Affaire Tapie: la légitimité du recours à l'arbitrage fait débat
Selon un rapport de la commission des Finances de l'Assemblée nationale publié ce matin en ouverture d'une série d'auditions des députés sur cette affaire, Bernard Tapie conservera "entre 106 et 144 millions d'euros" et coûtera "entre 136 et 154 millions d'euros" à l'Etat. Le tribunal arbitral avait condamné mi-juillet le Consortium de réalisation (CDR), l'organisme public chargé de liquider le passif du Crédit Lyonnais, à verser 285 millions d'euros à Bernard Tapie dans le litige sur la vente d'Adidas opposant l'ancien homme d'affaires à la banque.
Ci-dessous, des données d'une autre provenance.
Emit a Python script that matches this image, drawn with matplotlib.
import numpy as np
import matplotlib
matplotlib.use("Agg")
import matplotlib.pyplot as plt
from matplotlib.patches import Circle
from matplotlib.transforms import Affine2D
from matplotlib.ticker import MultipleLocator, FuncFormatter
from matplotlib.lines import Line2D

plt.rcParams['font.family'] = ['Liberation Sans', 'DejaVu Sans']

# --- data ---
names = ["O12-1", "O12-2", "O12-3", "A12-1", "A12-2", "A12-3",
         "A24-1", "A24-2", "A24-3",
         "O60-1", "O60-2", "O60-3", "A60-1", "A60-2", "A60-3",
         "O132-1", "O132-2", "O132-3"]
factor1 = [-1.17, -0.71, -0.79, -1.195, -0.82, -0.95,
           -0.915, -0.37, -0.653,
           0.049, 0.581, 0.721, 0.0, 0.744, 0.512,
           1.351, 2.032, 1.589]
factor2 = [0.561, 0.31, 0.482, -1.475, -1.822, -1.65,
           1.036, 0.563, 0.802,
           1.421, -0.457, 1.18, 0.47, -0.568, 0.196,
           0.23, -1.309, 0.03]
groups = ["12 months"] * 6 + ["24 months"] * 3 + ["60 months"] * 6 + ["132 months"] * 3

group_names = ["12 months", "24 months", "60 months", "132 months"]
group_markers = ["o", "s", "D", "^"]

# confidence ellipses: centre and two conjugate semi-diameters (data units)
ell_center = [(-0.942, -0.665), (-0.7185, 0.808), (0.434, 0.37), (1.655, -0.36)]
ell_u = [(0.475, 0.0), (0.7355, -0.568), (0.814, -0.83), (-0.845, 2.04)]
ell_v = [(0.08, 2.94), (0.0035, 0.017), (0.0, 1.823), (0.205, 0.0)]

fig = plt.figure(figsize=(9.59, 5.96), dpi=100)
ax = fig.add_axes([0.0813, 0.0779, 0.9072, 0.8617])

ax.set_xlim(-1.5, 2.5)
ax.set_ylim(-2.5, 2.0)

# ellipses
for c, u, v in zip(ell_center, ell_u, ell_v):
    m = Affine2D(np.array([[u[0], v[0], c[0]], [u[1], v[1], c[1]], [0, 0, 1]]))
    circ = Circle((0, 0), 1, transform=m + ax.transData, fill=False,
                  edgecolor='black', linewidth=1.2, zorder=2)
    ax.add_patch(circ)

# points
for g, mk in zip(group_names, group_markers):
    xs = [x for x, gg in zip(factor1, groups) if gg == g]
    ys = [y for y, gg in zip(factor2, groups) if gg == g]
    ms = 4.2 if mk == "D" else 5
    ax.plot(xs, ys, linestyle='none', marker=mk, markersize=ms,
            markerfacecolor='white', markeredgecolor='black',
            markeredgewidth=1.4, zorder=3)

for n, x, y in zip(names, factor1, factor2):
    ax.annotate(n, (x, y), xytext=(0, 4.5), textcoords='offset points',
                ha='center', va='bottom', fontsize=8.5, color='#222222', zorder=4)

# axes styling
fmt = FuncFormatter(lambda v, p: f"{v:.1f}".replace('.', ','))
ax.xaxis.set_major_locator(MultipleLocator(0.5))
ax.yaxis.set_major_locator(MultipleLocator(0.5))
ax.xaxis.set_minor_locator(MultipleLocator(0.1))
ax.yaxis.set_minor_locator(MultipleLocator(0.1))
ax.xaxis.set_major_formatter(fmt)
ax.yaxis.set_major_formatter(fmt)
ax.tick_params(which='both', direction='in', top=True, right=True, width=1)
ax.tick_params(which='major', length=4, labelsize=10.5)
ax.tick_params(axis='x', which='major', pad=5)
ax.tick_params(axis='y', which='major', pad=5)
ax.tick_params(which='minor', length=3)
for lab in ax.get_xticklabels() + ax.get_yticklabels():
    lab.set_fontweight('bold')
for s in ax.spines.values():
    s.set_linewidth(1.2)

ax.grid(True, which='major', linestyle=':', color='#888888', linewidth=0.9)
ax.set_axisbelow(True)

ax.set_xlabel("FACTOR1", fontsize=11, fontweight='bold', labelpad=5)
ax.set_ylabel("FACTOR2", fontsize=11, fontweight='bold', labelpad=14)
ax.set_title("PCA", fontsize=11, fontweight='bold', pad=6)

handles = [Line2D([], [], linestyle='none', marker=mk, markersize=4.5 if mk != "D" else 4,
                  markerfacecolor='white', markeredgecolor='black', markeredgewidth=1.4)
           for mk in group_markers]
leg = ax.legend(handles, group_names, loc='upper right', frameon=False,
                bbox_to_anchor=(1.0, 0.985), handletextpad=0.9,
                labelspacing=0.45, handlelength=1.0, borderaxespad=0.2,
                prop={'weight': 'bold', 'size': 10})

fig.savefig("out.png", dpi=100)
Le député (Nouveau Centre) Charles de Courson, auteur du rapport, affirme que le recours à l'arbitrage était "d'une "légalité très douteuse" car une telle procédure n'est pas censée s'appliquer à une personne publique. Pour le député, le CDR aurait dû poursuivre sur la voie judiciaire après l'arrêt de la Cour de cassation d'octobre 2006 qui avait annulé la condamnation du CDR à payer 135 millions d'euros de dommages et intérêts à Bernard Tapie.
"La cassation était partielle et ne mettait pas fin aux procédures", a plaidé le président du CDR, Jean-François Rocchi. Cet arrêt avait "laissé ouvertes un certain nombre de portes sur les responsabilités qui pouvaient nous être imputées", a-t-il ajouté. L'affaire devant être renvoyée devant la Cour d'appel de Paris pour être rejugée, l'Etat courait le risque d'être de nouveau condamné, et qui plus est à "une somme plus importante que la première fois", a-t-il expliqué.
Beaucoup de députés, y compris certains UMP, ont exprimé leur indignation. "Tout est anormal dans ce dossier depuis le début", a jugé François Goulard (UMP). Le président du MoDem François Bayrou s'est dit choqué que l'Etat, qui n'a plus un sou, ait permis à M. Tapie non seulement de rembourser ses dettes mais de s'enrichir "aux frais du contribuable". François Hollande, premier secrétaire du PS, s'est demandé pour sa part si la relation de Bernard Tapie et de Nicolas Sarkozy avait pu "jouer". La gauche accuse en effet Nicolas Sarkozy d'avoir aidé l'ancien ministre de la Ville de François Mitterrand en échange de son soutien à l'élection présidentielle de 2007.
Une audition de Bernard Tapie est programmée mercredi prochain ainsi que celle de Jean Peyrelevade, ancien président du Crédit Lyonnais. Une audition de Mme Lagarde est "vraisemblable", selon le président de la Commission Didier Migaud.